Monday, January 07, 2008

Eh-hum # 221

Talk about unusual names for places.

First read about this little village in Austria in another blog, and I had to check it further in the Internet. And then I got my answer in an article about (excuse me) Fucking, Austria in Wikipedia. And its 100+ residents are not happy with the recent happenings wherein English speaking tourists would steal the traffic sign by the entrance of the town. Here's an example:

What's the F---ing joke?
September 3, 2005

The 104 inhabitants of F---ing, Austria are tired of pesky tourists - and they're fighting back, writes Toby Harnden.

For those travelling to it across the border from Germany, it is a long way further on from Petting - where some people prefer to stop for a while rather than going all the way. It might appropriately be twinned with the Amish town of Intercourse, Pennsylvania. Or perhaps with Condom, France. Or Climax, Colorado.

In the world of crosswords, cryptically the name of the village, which begins with F, has seven letters and is not for those under 16, could be: "Monarch follows soccer team, you hear."

A quick crossword clue might ask you, po-faced, for the gerund form of the English profanity that refers to the principal act leading to procreation.

An etymologist would know that its verb was derived from the Latin futuere and the Old German ficken, meaning "to strike or penetrate". The lexicographer can trace its first recorded use to John Florio's A World of Words, a 1598 dictionary.

D. H. Lawrence used it in Lady Chatterley's Lover in 1928, but it was 32 years before it could be published legally. The playwright Kenneth Tynan was the first one to utter it on television four decades ago.

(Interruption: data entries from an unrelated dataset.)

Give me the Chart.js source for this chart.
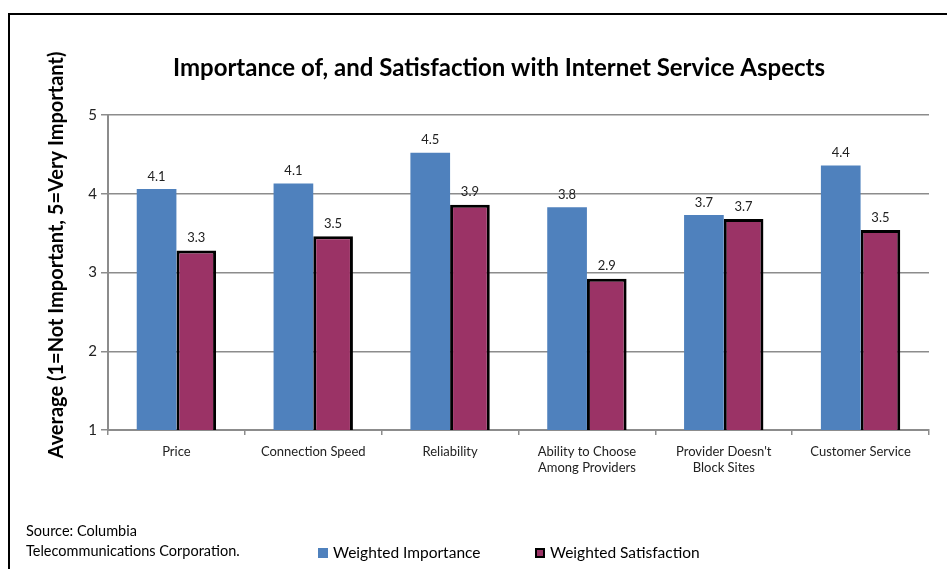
<!DOCTYPE html>
<html>
<head>
<meta charset="utf-8">
<script src="https://cdn.jsdelivr.net/npm/chart.js@4/dist/chart.umd.min.js"></script>
<style>
  html, body { margin: 0; padding: 0; background: #fff; }
  #wrap { position: relative; width: 947px; height: 569px; }
</style>
</head>
<body>
<div id="wrap"><canvas id="c" width="947" height="569"></canvas></div>
<script>
// Survey aspects and average ratings (1 = Not Important, 5 = Very Important)
const categories = [
  ["Price"],
  ["Connection Speed"],
  ["Reliability"],
  ["Ability to Choose", "Among Providers"],
  ["Provider Doesn't", "Block Sites"],
  ["Customer Service"]
];
const weightedImportance   = [4.06, 4.13, 4.52, 3.83, 3.73, 4.36];
const weightedSatisfaction = [3.28, 3.46, 3.86, 2.92, 3.68, 3.54];
const yTicks = [1, 2, 3, 4, 5];

const seriesNames = ["Weighted Importance", "Weighted Satisfaction"];
const FONT = "Lato, 'Open Sans', sans-serif";

// Bar value labels, one decimal, drawn above each bar
const valueLabels = {
  id: 'valueLabels',
  afterDatasetsDraw(chart) {
    const ctx = chart.ctx;
    ctx.save();
    ctx.font = "13px " + FONT;
    ctx.fillStyle = "#222";
    ctx.textAlign = "center";
    ctx.textBaseline = "bottom";
    chart.data.datasets.forEach((ds, i) => {
      chart.getDatasetMeta(i).data.forEach((bar, j) => {
        ctx.fillText(ds.data[j].toFixed(1), bar.x, bar.y - 6);
      });
    });
    ctx.restore();
  }
};

// Title, axis title, source note, legend and frame
const decorations = {
  id: 'decorations',
  afterDraw(chart) {
    const ctx = chart.ctx;
    ctx.save();
    // frame
    ctx.strokeStyle = "#000";
    ctx.lineWidth = 2;
    ctx.beginPath();
    ctx.moveTo(9, 569);
    ctx.lineTo(9, 14);
    ctx.lineTo(947, 14);
    ctx.stroke();

    // title
    ctx.fillStyle = "#000";
    ctx.font = "bold 24px " + FONT;
    ctx.textAlign = "center";
    ctx.textBaseline = "middle";
    ctx.fillText("Importance of, and Satisfaction with Internet Service Aspects", 499, 68);

    // y axis title
    ctx.save();
    ctx.translate(57, 255);
    ctx.rotate(-Math.PI / 2);
    ctx.font = "bold 20px " + FONT;
    ctx.fillText("Average (1=Not Important, 5=Very Important)", 0, 0);
    ctx.restore();

    // source note
    ctx.font = "14.5px " + FONT;
    ctx.textAlign = "left";
    ctx.fillText("Source: Columbia", 26, 531);
    ctx.fillText("Telecommunications Corporation.", 26, 551);

    // legend
    const colors = chart.data.datasets.map(d => d.backgroundColor);
    const items = [
      { x: 318, fill: colors[0], stroke: null },
      { x: 535, fill: colors[1], stroke: "#000" }
    ];
    ctx.font = "15.5px " + FONT;
    items.forEach((it, i) => {
      ctx.fillStyle = it.fill;
      ctx.fillRect(it.x, 548, 10, 10);
      if (it.stroke) {
        ctx.strokeStyle = it.stroke;
        ctx.lineWidth = 2;
        ctx.strokeRect(it.x + 1, 549, 8, 8);
      }
      ctx.fillStyle = "#000";
      ctx.fillText(seriesNames[i], it.x + 15, 553);
    });
    ctx.restore();
  }
};

new Chart(document.getElementById('c'), {
  type: 'bar',
  data: {
    labels: categories,
    datasets: [
      {
        label: seriesNames[0],
        data: weightedImportance,
        backgroundColor: "#4f81bd",
        borderWidth: 0
      },
      {
        label: seriesNames[1],
        data: weightedSatisfaction,
        backgroundColor: "#9b3366",
        borderColor: "#000",
        borderWidth: 3
      }
    ]
  },
  options: {
    responsive: false,
    animation: false,
    events: [],
    layout: { padding: { left: 0, top: 115, right: 18, bottom: 0 } },
    datasets: { bar: { categoryPercentage: 0.58, barPercentage: 1 } },
    plugins: {
      legend: { display: false },
      title: { display: false },
      tooltip: { enabled: false }
    },
    scales: {
      x: {
        afterFit(scale) { scale.height = 139; },
        grid: {
          offset: true,
          drawOnChartArea: false,
          color: "#8c8c8c",
          lineWidth: 1.5,
          tickLength: 5
        },
        border: { color: "#8c8c8c", width: 2 },
        ticks: {
          color: "#222",
          font: { family: FONT, size: 13 },
          padding: 9,
          maxRotation: 0,
          autoSkip: false
        }
      },
      y: {
        min: 1,
        max: 5,
        afterFit(scale) { scale.width = 108; },
        afterBuildTicks(scale) { scale.ticks = yTicks.map(v => ({ value: v })); },
        grid: {
          color: "#8c8c8c",
          lineWidth: 1.5,
          tickLength: 7
        },
        border: { color: "#8c8c8c", width: 2 },
        ticks: {
          color: "#222",
          font: { family: FONT, size: 15 },
          padding: 4
        }
      }
    }
  },
  plugins: [valueLabels, decorations]
});
</script>
</body>
</html>
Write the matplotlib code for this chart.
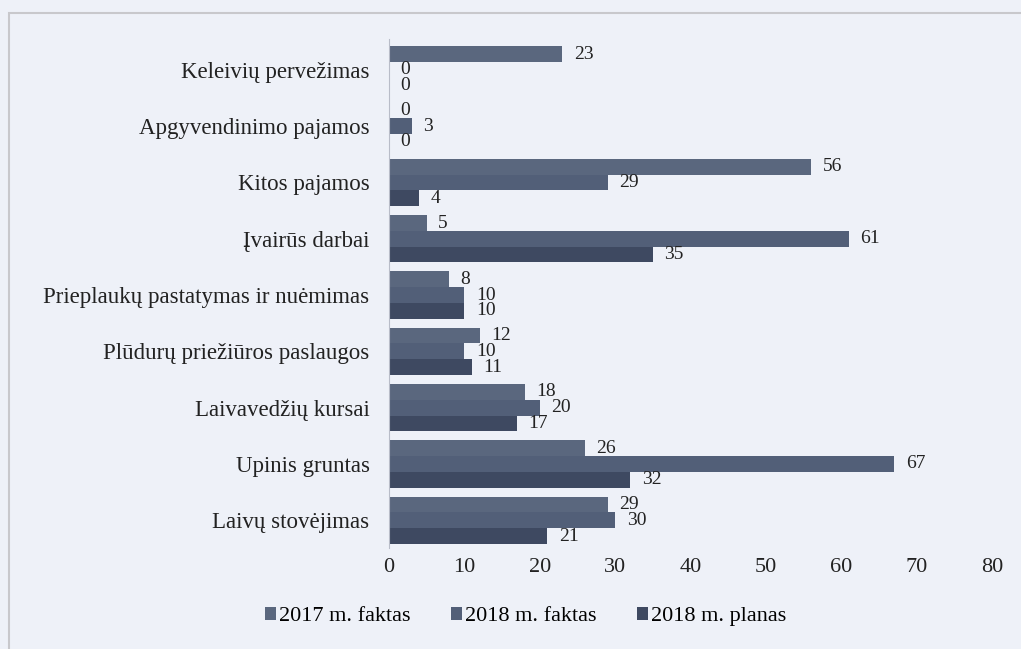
import matplotlib.pyplot as plt
import numpy as np

plt.rcParams['font.family'] = ['Liberation Serif', 'DejaVu Serif']

kategorijos = ['Keleivių pervežimas', 'Apgyvendinimo pajamos', 'Kitos pajamos',
               'Įvairūs darbai', 'Prieplaukų pastatymas ir nuėmimas',
               'Plūdurų priežiūros paslaugos', 'Laivavedžių kursai',
               'Upinis gruntas', 'Laivų stovėjimas']
faktas_2017 = [23, 0, 56, 5, 8, 12, 18, 26, 29]
faktas_2018 = [0, 3, 29, 61, 10, 10, 20, 67, 30]
planas_2018 = [0, 0, 4, 35, 10, 11, 17, 32, 21]
serijos = ['2017 m. faktas', '2018 m. faktas', '2018 m. planas']
spalvos = ['#5a677e', '#525f78', '#3e4961']
fonas = '#eef1f8'

fig = plt.figure(figsize=(10.21, 6.49), dpi=100, facecolor=fonas)
ax = fig.add_axes([0.381, 0.155, 0.591, 0.785], facecolor=fonas)

# ramelis aplink diagrama
fig.patches.append(plt.Rectangle((0.009, -0.01), 1.02, 0.99, transform=fig.transFigure,
                                 fill=False, edgecolor='#c8c8cc', linewidth=1.5))

y = np.arange(len(kategorijos))
h = 0.28
duomenys = [faktas_2017, faktas_2018, planas_2018]
for i, (vals, sp, pav) in enumerate(zip(duomenys, spalvos, serijos)):
    pos = y + (i - 1) * h
    ax.barh(pos, vals, height=h, color=sp, label=pav)
    for p, v in zip(pos, vals):
        ax.text(v + 1.5, p, str(v), va='center', ha='left', fontsize=14, color='#222222')

ax.set_ylim(len(kategorijos) - 0.5, -0.55)
ax.set_xlim(0, 80)
ax.set_xticks(range(0, 81, 10))
ax.set_yticks(y)
ax.set_yticklabels(kategorijos, fontsize=16.5, color='#222222')
ax.tick_params(axis='x', labelsize=16, colors='#222222', length=0, pad=7)
ax.tick_params(axis='y', length=0, pad=14)
for s in ['top', 'right', 'bottom']:
    ax.spines[s].set_visible(False)
ax.spines['left'].set_color('#b8bcc8')

fig.legend(loc='center', bbox_to_anchor=(0.515, 0.05), ncol=3, frameon=False,
           fontsize=16, handlelength=0.5, handleheight=0.5, handletextpad=0.15,
           columnspacing=1.8)

fig.savefig('out.png', dpi=100, facecolor=fonas)
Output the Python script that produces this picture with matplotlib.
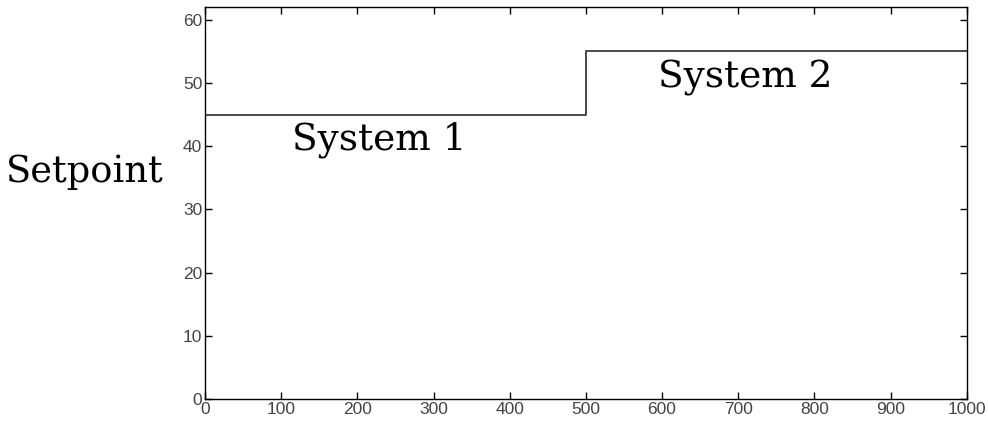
import matplotlib.pyplot as plt
import numpy as np

# setpoint schedule
t = [0, 500, 1000]
setpoint = [45, 55, 55]
xticks = [0, 100, 200, 300, 400, 500, 600, 700, 800, 900, 1000]
yticks = [0, 10, 20, 30, 40, 50, 60]

fig = plt.figure(figsize=(9.88, 4.21), dpi=100)
ax = fig.add_axes([0.2075, 0.0523, 0.771, 0.931])

ax.plot(t, setpoint, drawstyle="steps-post", color="#3a3a3a", lw=1.3)

ax.set_xlim(0, 1000)
ax.set_ylim(0, 62)
ax.set_xticks(xticks)
ax.set_yticks(yticks)
ax.tick_params(direction="in", length=5, width=1, labelsize=12.5,
               labelcolor="#444444", pad=2, top=True, right=True)
for lab in ax.get_xticklabels() + ax.get_yticklabels():
    lab.set_family("Liberation Sans")
for sp in ax.spines.values():
    sp.set_linewidth(1)

serif = "DejaVu Serif"
ax.text(229, 41, "System 1", fontsize=27, family=serif, ha="center", va="center")
ax.text(709, 50.8, "System 2", fontsize=27, family=serif, ha="center", va="center")
fig.text(85 / 988, 1 - 172 / 421, "Setpoint", fontsize=26.5, family=serif,
         ha="center", va="center")

fig.savefig("out.png", dpi=100)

But for the conservative inhabitants of a settlement called F---ing in rural Upper Austria near Salzburg that comprises just 32 houses (population: 104), the English meaning of their village's name is just one giant headache.

One night, tourists stole all four road signs on its approaches. Since records began, there has been no crime there - apart from the perennial theft of what officials call "street furniture".

Now the authorities are fighting back. The signs have been set in concrete bases and Kommandant Schmidtberger, the local police chief, hints at clandestine operations to combat what he calls "foreign criminals" disturbing the alpine order. (Read the rest of the article here

Ergo, it does not matter if the name rhymes with "looking". Hmmm, if these tourists know how to speak Filipino, then this town in Albay is in trouble. Hehehe.